Now Birmingham face a decision that could shape their next campaign.
Kyogo is on significant wages. He still carries a reputation and a track record north of the border that might tempt suitors. Exit talk has started to swirl, and Morrison can see why the club might listen.
“That's a player they could move on because he's on big money and they try to see if they can get some money for him,” he said.
But there’s a flip side, and it’s not a small one.
“Or do they stick with him and say, ‘this season could be your season and we don't have to spend money because he should be scoring goals in the Championship’.”
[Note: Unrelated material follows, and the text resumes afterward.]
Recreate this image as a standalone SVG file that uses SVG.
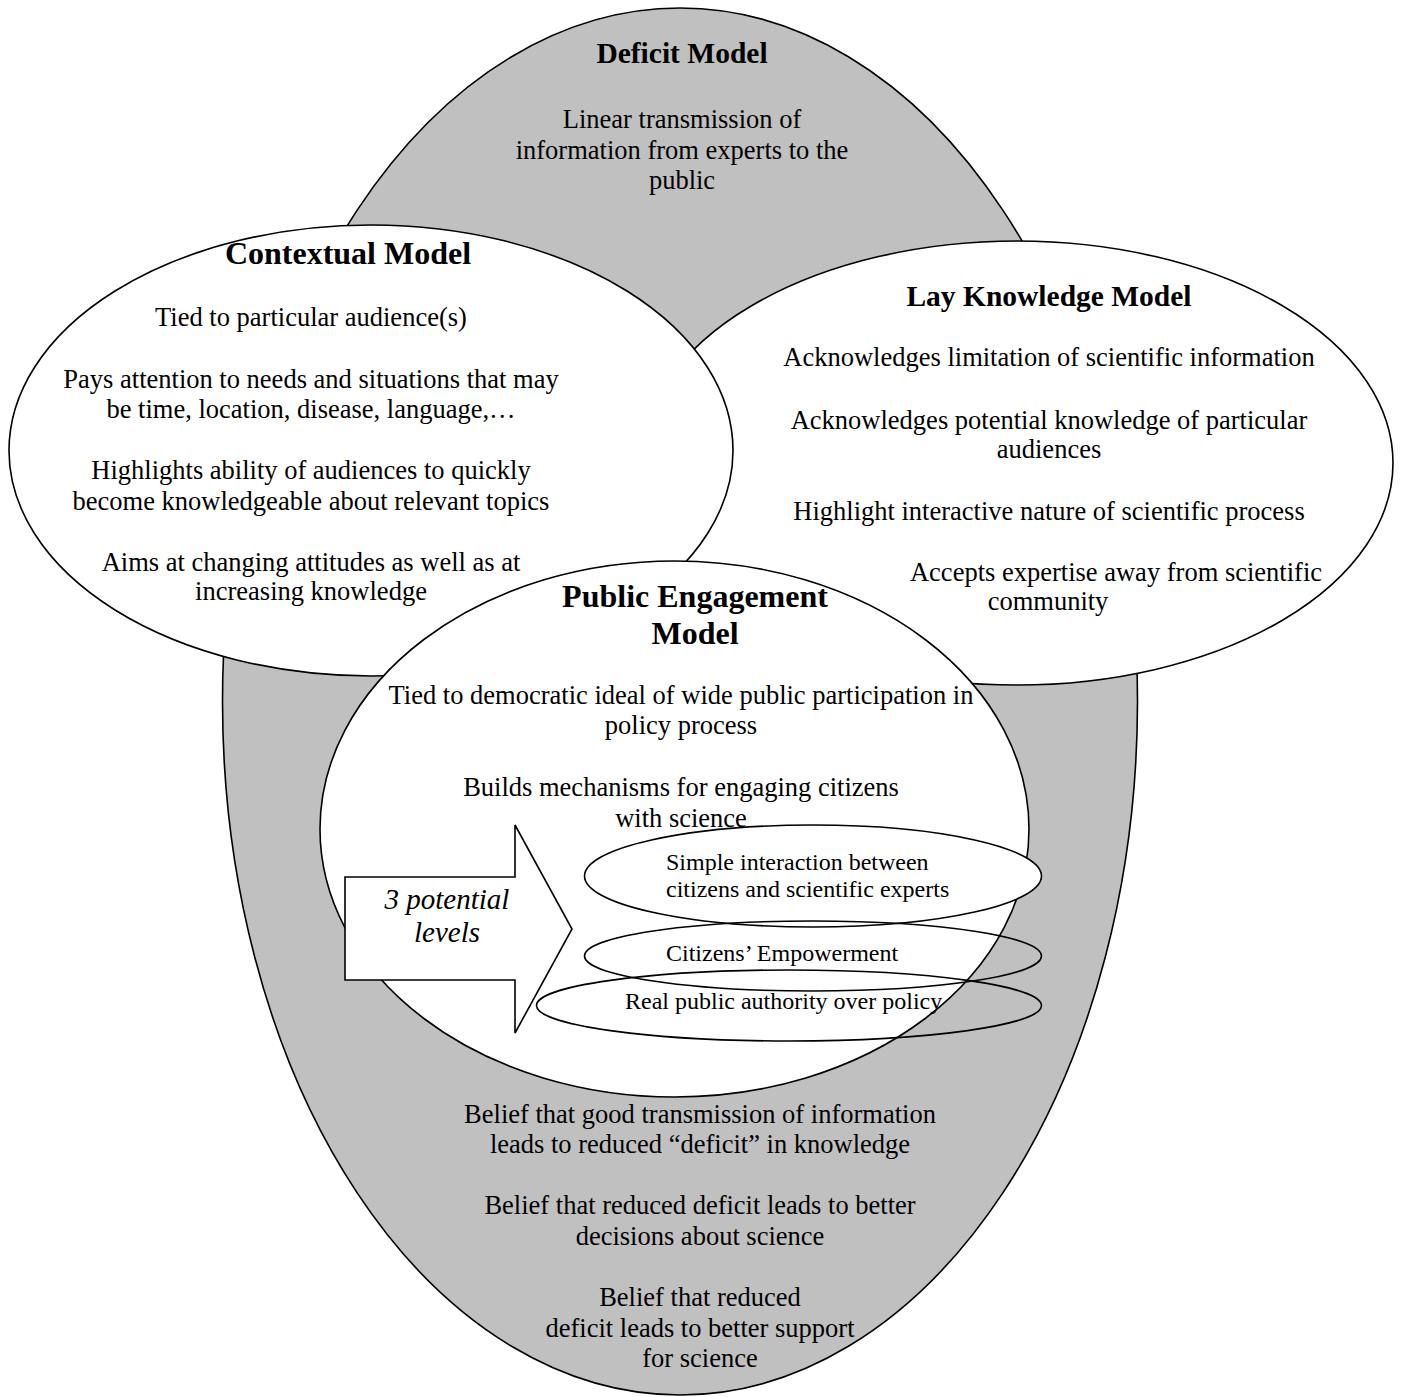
<svg xmlns="http://www.w3.org/2000/svg" width="1403" height="1397" viewBox="0 0 1403 1397">
<style>
  .shape { stroke: #000; stroke-width: 1.6; }
  .gray { fill: #c0c0c0; }
  .white { fill: #fff; }
  .none { fill: none; }
  text { font-family: "Liberation Serif", "Times New Roman", serif; fill: #000; }
  .c { text-anchor: middle; }
  .body { font-size: 26.5px; }
  .small { font-size: 24px; }
  .t32 { font-size: 32px; font-weight: bold; }
  .t29 { font-size: 29.5px; font-weight: bold; }
  .it { font-size: 29px; font-style: italic; }
</style>
<rect width="1403" height="1397" fill="#fff"/>

<g id="deficit-model">
  <ellipse class="shape gray" cx="680" cy="701.5" rx="457.5" ry="693.5"/>
  <text class="t29 c" x="682" y="63">Deficit Model</text>
  <text class="body c" x="682" y="128">Linear transmission of</text>
  <text class="body c" x="682" y="159">information from experts to the</text>
  <text class="body c" x="682" y="189">public</text>
  <text class="body c" x="700" y="1123">Belief that good transmission of information</text>
  <text class="body c" x="700" y="1153">leads to reduced “deficit” in knowledge</text>
  <text class="body c" x="700" y="1214">Belief that reduced deficit leads to better</text>
  <text class="body c" x="700" y="1245">decisions about science</text>
  <text class="body c" x="700" y="1306">Belief that reduced</text>
  <text class="body c" x="700" y="1337">deficit leads to better support</text>
  <text class="body c" x="700" y="1367">for science</text>
</g>

<g id="lay-knowledge-model">
  <ellipse class="shape white" cx="1017" cy="463" rx="376" ry="222"/>
  <text class="t29 c" x="1049" y="306">Lay Knowledge Model</text>
  <text class="body c" x="1049" y="366">Acknowledges limitation of scientific information</text>
  <text class="body c" x="1049" y="429">Acknowledges potential knowledge of particular</text>
  <text class="body c" x="1049" y="458">audiences</text>
  <text class="body c" x="1049" y="520">Highlight interactive nature of scientific process</text>
  <text class="body c" x="1116" y="581">Accepts expertise away from scientific</text>
  <text class="body c" x="1048" y="610">community</text>
</g>

<g id="contextual-model">
  <ellipse class="shape white" cx="371" cy="450.5" rx="362" ry="225.5"/>
  <text class="t32 c" x="348" y="264">Contextual Model</text>
  <text class="body c" x="311" y="326">Tied to particular audience(s)</text>
  <text class="body c" x="311" y="388">Pays attention to needs and situations that may</text>
  <text class="body c" x="311" y="418">be time, location, disease, language,…</text>
  <text class="body c" x="311" y="479">Highlights ability of audiences to quickly</text>
  <text class="body c" x="311" y="510">become knowledgeable about relevant topics</text>
  <text class="body c" x="311" y="571">Aims at changing attitudes as well as at</text>
  <text class="body c" x="311" y="600">increasing knowledge</text>
</g>

<g id="public-engagement-model">
  <ellipse class="shape white" cx="674.5" cy="829" rx="354.5" ry="268"/>
  <text class="t32 c" x="695" y="607">Public Engagement</text>
  <text class="t32 c" x="695" y="644">Model</text>
  <text class="body c" x="681" y="704">Tied to democratic ideal of wide public participation in</text>
  <text class="body c" x="681" y="734">policy process</text>
  <text class="body c" x="681" y="796">Builds mechanisms for engaging citizens</text>
  <text class="body c" x="681" y="827">with science</text>
</g>

<g id="connectors">
  <g id="potential-levels-arrow">
    <polygon class="shape white" points="345,877 515,877 515,825 572,929 515,1033 515,980 345,980"/>
    <text class="it c" x="447" y="909">3 potential</text>
    <text class="it c" x="447" y="942">levels</text>
  </g>
</g>

<g id="level-simple-interaction">
  <ellipse class="shape white" cx="813" cy="876" rx="228.5" ry="51"/>
  <text class="small" x="666" y="870">Simple interaction between</text>
  <text class="small" x="666" y="897">citizens and scientific experts</text>
</g>

<g id="level-citizens-empowerment">
  <ellipse class="shape none" cx="813" cy="956" rx="228.5" ry="35"/>
  <text class="small" x="666" y="961">Citizens’ Empowerment</text>
</g>

<g id="level-real-public-authority">
  <ellipse class="shape none" cx="789" cy="1005.5" rx="252.5" ry="35.5"/>
  <text class="small" x="625" y="1009">Real public authority over policy</text>
</g>
</svg>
That is the dilemma in one neat sentence. The version of Kyogo that tore through the Scottish Premiership should, in theory, thrive at Championship level. The movement hasn’t vanished. The work rate remains. The question is whether the finishing, and the belief, can be rebuilt.
“He scored goals in the Scottish Premiership, so it's a difficult one,” Morrison added. “I hope he stays and I hope next season is his season, but you never know at Birmingham City because they have money - they can bring in players and move players on.”
A crossroads for club and striker
This is no longer just about one bad season. It’s about what comes next for a club trying to establish itself and a forward whose reputation has taken a hit.
Birmingham can cash in, cut their losses and move for a new number nine. Or they can gamble again, this time on the idea that a fully fit, mentally reset Kyogo finally resembles the predator they thought they had signed.
For Kyogo, it’s even starker. Stay and fight to prove that Celtic’s heroics weren’t the peak of his story, or seek a fresh start elsewhere and hope someone still believes he can be that player again.
One misfiring year has turned a dream move into a test of nerve. Now Birmingham must decide: is Kyogo a costly mistake, or an unlit fuse waiting for one clean strike to ignite?